South Pole, also known as the south geographic pole, is the point in the Southern Hemisphere where Earth’s lines of longitude meet. It is located at 90° south latitude. To someone standing at the South Pole, all directions point north. Other south poles include the instantaneous south pole, the south magnetic pole, and the geomagnetic south pole.
In 1911, explorer Roald Amundsen of Norway led the first expedition to the south geographic pole. Amundsen’s expedition beat an expedition led by Robert Scott of the United Kingdom to the pole by five weeks. In 1956, the United States established a permanent scientific base called the Amundsen-Scott South Pole Station at the pole.
The instantaneous south pole lies at the point where Earth’s axis of rotation meets the surface. Earth wobbles slowly as it turns on its axis, causing the instantaneous south pole to move. This pole takes 433 days to move counterclockwise around an irregular path called the Chandler circle. The location of this pole shifts with each cycle of the Chandler circle. The center of the Chandler circle moves an average of about 4 1/3 inches (11 centimeters) per year toward Australia.
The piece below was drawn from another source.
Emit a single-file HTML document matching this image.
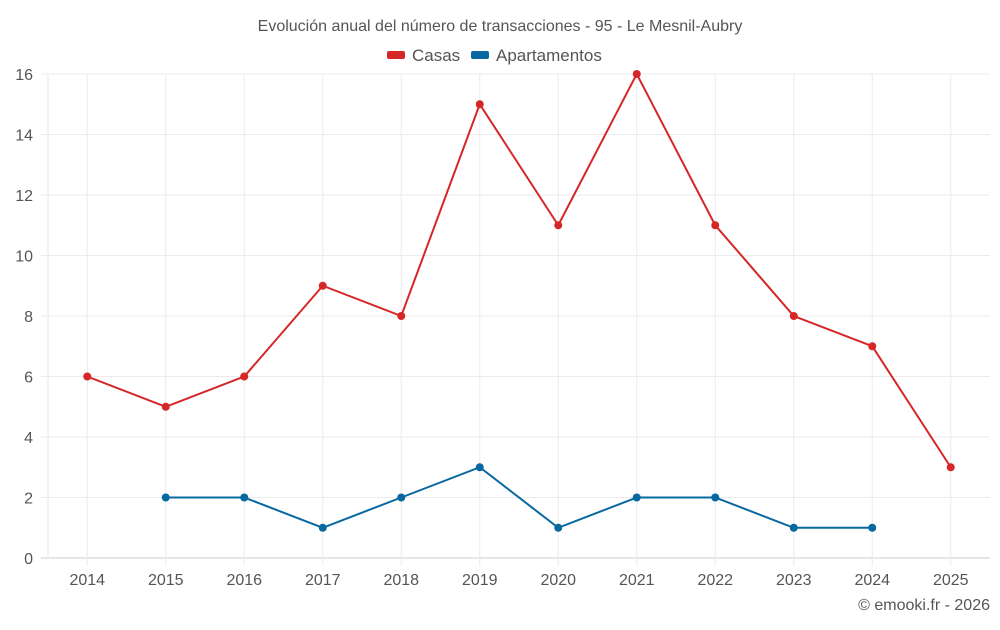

The south magnetic pole is the point in the Southern Hemisphere where the planet’s magnetic field points vertically—that is, exactly perpendicular to Earth’s surface. If a magnetic compass rotated in three dimensions, it would point straight upward at this point.
As Earth’s magnetic field changes, the south magnetic pole moves. It has moved 3 to 10 miles (5 to 16 kilometers) per year since the early 1900’s. Today, the pole lies off the coast of Wilkes Land and moves northwest at a rate of 5 1/2 miles (9 kilometers) per year.
Scientists create models (mathematical representations) of Earth’s magnetic field for the purposes of navigation and scientific study. The simplest such model represents Earth’s complex magnetic field as a magnetic dipole (two-poled magnet) at the center of the planet. The geomagnetic south pole is the point where the axis of such a dipole intersects the surface of Earth in the Southern Hemisphere. Today, it lies about 750 miles (1,200 kilometers) from the south geographic pole, toward Vincennes Bay.